* [Objective] Your task is to repeat all of the data exactly while excluding the pictures.

* [Material]
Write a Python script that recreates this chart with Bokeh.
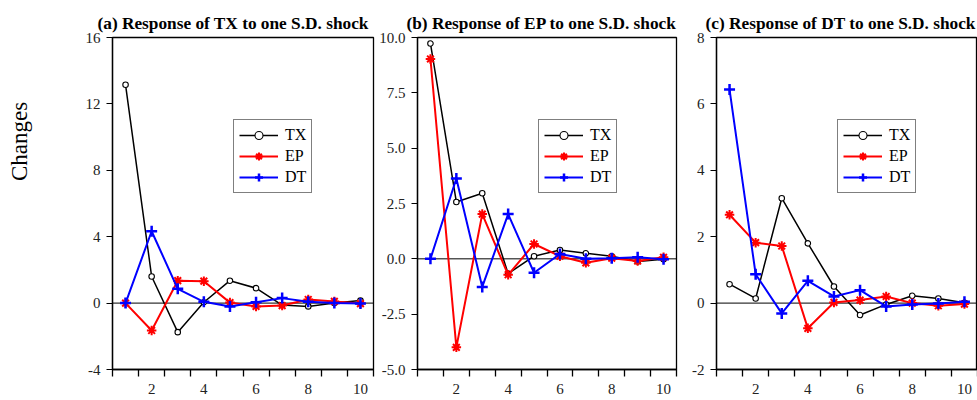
import math
from bokeh.plotting import figure
from bokeh.layouts import row
from bokeh.models import FixedTicker, Range1d, Span, Legend, LegendItem, Label
from bokeh.embed import file_html
from bokeh.resources import INLINE

periods = [1, 2, 3, 4, 5, 6, 7, 8, 9, 10]
series_names = ["TX", "EP", "DT"]

a_tx = [13.15, 1.6, -1.75, 0.05, 1.35, 0.9, -0.12, -0.2, 0.0, 0.15]
a_ep = [0.0, -1.65, 1.35, 1.32, 0.03, -0.2, -0.15, 0.22, 0.1, -0.03]
a_dt = [0.0, 4.33, 0.86, 0.08, -0.2, 0.05, 0.3, 0.08, 0.0, -0.03]

b_tx = [9.73, 2.57, 2.96, -0.67, 0.12, 0.4, 0.25, 0.12, -0.12, -0.02]
b_ep = [9.03, -4.0, 2.02, -0.72, 0.67, 0.12, -0.18, 0.03, -0.1, 0.07]
b_dt = [0.0, 3.63, -1.27, 2.02, -0.63, 0.22, 0.0, 0.03, 0.07, -0.02]

c_tx = [0.57, 0.14, 3.16, 1.8, 0.5, -0.36, -0.04, 0.22, 0.14, 0.01]
c_ep = [2.66, 1.82, 1.72, -0.76, 0.02, 0.09, 0.2, 0.0, -0.08, -0.03]
c_dt = [6.43, 0.87, -0.31, 0.67, 0.2, 0.39, -0.1, -0.04, -0.01, 0.04]

a_yticks = [-4, 0, 4, 8, 12, 16]
a_ylabels = ["-4", "0", "4", "8", "12", "16"]
b_yticks = [-5, -2.5, 0, 2.5, 5, 7.5, 10]
b_ylabels = ["-5.0", "-2.5", "0.0", "2.5", "5.0", "7.5", "10.0"]
c_yticks = [-2, 0, 2, 4, 6, 8]
c_ylabels = ["-2", "0", "2", "4", "6", "8"]
xticks = [2, 4, 6, 8, 10]
xticks_minor = [0.5, 1.5, 2.5, 3.5, 4.5, 5.5, 6.5, 7.5, 8.5, 9.5, 10.5]

titles = ["(a) Response of TX to one S.D. shock",
          "(b) Response of EP to one S.D. shock",
          "(c) Response of DT to one S.D. shock"]
y_title = "Changes"

FONT = "Liberation Serif"
H = 400
TOP = 37
BOTTOM = 31
FRAME_H = H - TOP - BOTTOM
LEG_H = 72
SIDE_W = 36


def panel(title, tx, ep, dt, yticks, ylabels, width, left, right, toff):
    p = figure(width=width, height=H, output_backend="svg", toolbar_location=None,
               x_range=Range1d(0.5, 10.5), y_range=Range1d(yticks[0], yticks[-1]),
               min_border_left=left, min_border_right=right,
               min_border_top=TOP, min_border_bottom=BOTTOM)
    p.xgrid.visible = False
    p.ygrid.visible = False
    p.outline_line_color = "black"
    p.outline_line_width = 1.3
    p.background_fill_color = "white"
    p.border_fill_color = "white"

    p.title.text = title
    p.title.align = "left"
    p.title.offset = toff
    p.title.text_font = FONT
    p.title.text_font_style = "bold"
    p.title.text_font_size = "17.3px"
    p.title.standoff = 10
    p.title.text_color = "black"

    xa = p.xaxis[0]
    xa.ticker = FixedTicker(ticks=xticks, minor_ticks=xticks_minor)
    xa.major_tick_line_color = None
    xa.major_tick_out = 7
    xa.major_tick_in = 0
    xa.minor_tick_out = 7
    xa.minor_tick_in = 0
    xa.minor_tick_line_color = "black"
    xa.minor_tick_line_width = 1.3
    xa.axis_line_color = "black"
    xa.axis_line_width = 1.3
    xa.major_label_standoff = 7
    xa.major_label_text_font = FONT
    xa.major_label_text_font_size = "15px"
    xa.major_label_text_color = "#222222"

    ya = p.yaxis[0]
    ya.ticker = FixedTicker(ticks=yticks, minor_ticks=[])
    ya.major_label_overrides = {t: l for t, l in zip(yticks, ylabels)}
    ya.major_tick_out = 6
    ya.major_tick_in = 0
    ya.major_tick_line_color = "black"
    ya.major_tick_line_width = 1.2
    ya.axis_line_color = "black"
    ya.axis_line_width = 1.3
    ya.major_label_standoff = 6
    ya.major_label_text_font = FONT
    ya.major_label_text_font_size = "15px"
    ya.major_label_text_color = "#222222"

    p.add_layout(Span(location=0, dimension="width", line_color="black",
                      line_width=1, level="underlay"))

    l1 = p.line(periods, tx, line_color="black", line_width=1.5)
    s1 = p.scatter(periods, tx, marker="circle", size=5.5, fill_color="white",
                   line_color="black", line_width=1.1)
    l2 = p.line(periods, ep, line_color="#ff0000", line_width=2)
    s2 = p.scatter(periods, ep, marker="asterisk", size=9.5,
                   line_color="#ff0000", line_width=2)
    l3 = p.line(periods, dt, line_color="#0000ff", line_width=2)
    s3 = p.scatter(periods, dt, marker="cross", size=11,
                   line_color="#0000ff", line_width=2.5)

    items = [LegendItem(label=series_names[0], renderers=[l1, s1]),
             LegendItem(label=series_names[1], renderers=[l2, s2]),
             LegendItem(label=series_names[2], renderers=[l3, s3])]
    leg = Legend(items=items, location=(121, FRAME_H - 84 - LEG_H),
                 border_line_color="black", border_line_width=1,
                 background_fill_color="white", background_fill_alpha=1,
                 label_text_font=FONT, label_text_font_size="16px",
                 label_text_color="black",
                 glyph_width=39, glyph_height=20, label_height=20,
                 label_standoff=7, padding=5, spacing=1, margin=0)
    p.add_layout(leg)
    return p


# narrow strip holding the vertical "Changes" title
side = figure(width=SIDE_W, height=H, output_backend="svg", toolbar_location=None,
              x_axis_location=None, y_axis_location=None, min_border=0,
              x_range=Range1d(0, 1), y_range=Range1d(0, 1))
side.xgrid.visible = False
side.ygrid.visible = False
side.outline_line_color = None
side.add_layout(Label(x=19, y=H - 139 - 33, x_units="screen", y_units="screen",
                      text=y_title, angle=math.pi / 2,
                      text_align="center", text_baseline="middle",
                      text_font=FONT, text_font_size="23px", text_color="black"))

pa = panel(titles[0], a_tx, a_ep, a_dt, a_yticks, a_ylabels, 376 - SIDE_W, 112 - SIDE_W, 3, -15)
pb = panel(titles[1], b_tx, b_ep, b_dt, b_yticks, b_ylabels, 304, 38, 4, -11)
pc = panel(titles[2], c_tx, c_ep, c_dt, c_yticks, c_ylabels, 297, 36, 0, -11)

layout = row(side, pa, pb, pc)
open("out.html", "w").write(file_html(layout, INLINE))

* [Final result]
Write a Python script that recreates this chart with Bokeh.
import math
from bokeh.plotting import figure
from bokeh.layouts import row
from bokeh.models import FixedTicker, Range1d, Span, Legend, LegendItem, Label
from bokeh.embed import file_html
from bokeh.resources import INLINE

periods = [1, 2, 3, 4, 5, 6, 7, 8, 9, 10]
series_names = ["TX", "EP", "DT"]

a_tx = [13.15, 1.6, -1.75, 0.05, 1.35, 0.9, -0.12, -0.2, 0.0, 0.15]
a_ep = [0.0, -1.65, 1.35, 1.32, 0.03, -0.2, -0.15, 0.22, 0.1, -0.03]
a_dt = [0.0, 4.33, 0.86, 0.08, -0.2, 0.05, 0.3, 0.08, 0.0, -0.03]

b_tx = [9.73, 2.57, 2.96, -0.67, 0.12, 0.4, 0.25, 0.12, -0.12, -0.02]
b_ep = [9.03, -4.0, 2.02, -0.72, 0.67, 0.12, -0.18, 0.03, -0.1, 0.07]
b_dt = [0.0, 3.63, -1.27, 2.02, -0.63, 0.22, 0.0, 0.03, 0.07, -0.02]

c_tx = [0.57, 0.14, 3.16, 1.8, 0.5, -0.36, -0.04, 0.22, 0.14, 0.01]
c_ep = [2.66, 1.82, 1.72, -0.76, 0.02, 0.09, 0.2, 0.0, -0.08, -0.03]
c_dt = [6.43, 0.87, -0.31, 0.67, 0.2, 0.39, -0.1, -0.04, -0.01, 0.04]

a_yticks = [-4, 0, 4, 8, 12, 16]
a_ylabels = ["-4", "0", "4", "8", "12", "16"]
b_yticks = [-5, -2.5, 0, 2.5, 5, 7.5, 10]
b_ylabels = ["-5.0", "-2.5", "0.0", "2.5", "5.0", "7.5", "10.0"]
c_yticks = [-2, 0, 2, 4, 6, 8]
c_ylabels = ["-2", "0", "2", "4", "6", "8"]
xticks = [2, 4, 6, 8, 10]
xticks_minor = [0.5, 1.5, 2.5, 3.5, 4.5, 5.5, 6.5, 7.5, 8.5, 9.5, 10.5]

titles = ["(a) Response of TX to one S.D. shock",
          "(b) Response of EP to one S.D. shock",
          "(c) Response of DT to one S.D. shock"]
y_title = "Changes"

FONT = "Liberation Serif"
H = 400
TOP = 37
BOTTOM = 31
FRAME_H = H - TOP - BOTTOM
LEG_H = 72
SIDE_W = 36


def panel(title, tx, ep, dt, yticks, ylabels, width, left, right, toff):
    p = figure(width=width, height=H, output_backend="svg", toolbar_location=None,
               x_range=Range1d(0.5, 10.5), y_range=Range1d(yticks[0], yticks[-1]),
               min_border_left=left, min_border_right=right,
               min_border_top=TOP, min_border_bottom=BOTTOM)
    p.xgrid.visible = False
    p.ygrid.visible = False
    p.outline_line_color = "black"
    p.outline_line_width = 1.3
    p.background_fill_color = "white"
    p.border_fill_color = "white"

    p.title.text = title
    p.title.align = "left"
    p.title.offset = toff
    p.title.text_font = FONT
    p.title.text_font_style = "bold"
    p.title.text_font_size = "17.3px"
    p.title.standoff = 10
    p.title.text_color = "black"

    xa = p.xaxis[0]
    xa.ticker = FixedTicker(ticks=xticks, minor_ticks=xticks_minor)
    xa.major_tick_line_color = None
    xa.major_tick_out = 7
    xa.major_tick_in = 0
    xa.minor_tick_out = 7
    xa.minor_tick_in = 0
    xa.minor_tick_line_color = "black"
    xa.minor_tick_line_width = 1.3
    xa.axis_line_color = "black"
    xa.axis_line_width = 1.3
    xa.major_label_standoff = 7
    xa.major_label_text_font = FONT
    xa.major_label_text_font_size = "15px"
    xa.major_label_text_color = "#222222"

    ya = p.yaxis[0]
    ya.ticker = FixedTicker(ticks=yticks, minor_ticks=[])
    ya.major_label_overrides = {t: l for t, l in zip(yticks, ylabels)}
    ya.major_tick_out = 6
    ya.major_tick_in = 0
    ya.major_tick_line_color = "black"
    ya.major_tick_line_width = 1.2
    ya.axis_line_color = "black"
    ya.axis_line_width = 1.3
    ya.major_label_standoff = 6
    ya.major_label_text_font = FONT
    ya.major_label_text_font_size = "15px"
    ya.major_label_text_color = "#222222"

    p.add_layout(Span(location=0, dimension="width", line_color="black",
                      line_width=1, level="underlay"))

    l1 = p.line(periods, tx, line_color="black", line_width=1.5)
    s1 = p.scatter(periods, tx, marker="circle", size=5.5, fill_color="white",
                   line_color="black", line_width=1.1)
    l2 = p.line(periods, ep, line_color="#ff0000", line_width=2)
    s2 = p.scatter(periods, ep, marker="asterisk", size=9.5,
                   line_color="#ff0000", line_width=2)
    l3 = p.line(periods, dt, line_color="#0000ff", line_width=2)
    s3 = p.scatter(periods, dt, marker="cross", size=11,
                   line_color="#0000ff", line_width=2.5)

    items = [LegendItem(label=series_names[0], renderers=[l1, s1]),
             LegendItem(label=series_names[1], renderers=[l2, s2]),
             LegendItem(label=series_names[2], renderers=[l3, s3])]
    leg = Legend(items=items, location=(121, FRAME_H - 84 - LEG_H),
                 border_line_color="black", border_line_width=1,
                 background_fill_color="white", background_fill_alpha=1,
                 label_text_font=FONT, label_text_font_size="16px",
                 label_text_color="black",
                 glyph_width=39, glyph_height=20, label_height=20,
                 label_standoff=7, padding=5, spacing=1, margin=0)
    p.add_layout(leg)
    return p


# narrow strip holding the vertical "Changes" title
side = figure(width=SIDE_W, height=H, output_backend="svg", toolbar_location=None,
              x_axis_location=None, y_axis_location=None, min_border=0,
              x_range=Range1d(0, 1), y_range=Range1d(0, 1))
side.xgrid.visible = False
side.ygrid.visible = False
side.outline_line_color = None
side.add_layout(Label(x=19, y=H - 139 - 33, x_units="screen", y_units="screen",
                      text=y_title, angle=math.pi / 2,
                      text_align="center", text_baseline="middle",
                      text_font=FONT, text_font_size="23px", text_color="black"))

pa = panel(titles[0], a_tx, a_ep, a_dt, a_yticks, a_ylabels, 376 - SIDE_W, 112 - SIDE_W, 3, -15)
pb = panel(titles[1], b_tx, b_ep, b_dt, b_yticks, b_ylabels, 304, 38, 4, -11)
pc = panel(titles[2], c_tx, c_ep, c_dt, c_yticks, c_ylabels, 297, 36, 0, -11)

layout = row(side, pa, pb, pc)
open("out.html", "w").write(file_html(layout, INLINE))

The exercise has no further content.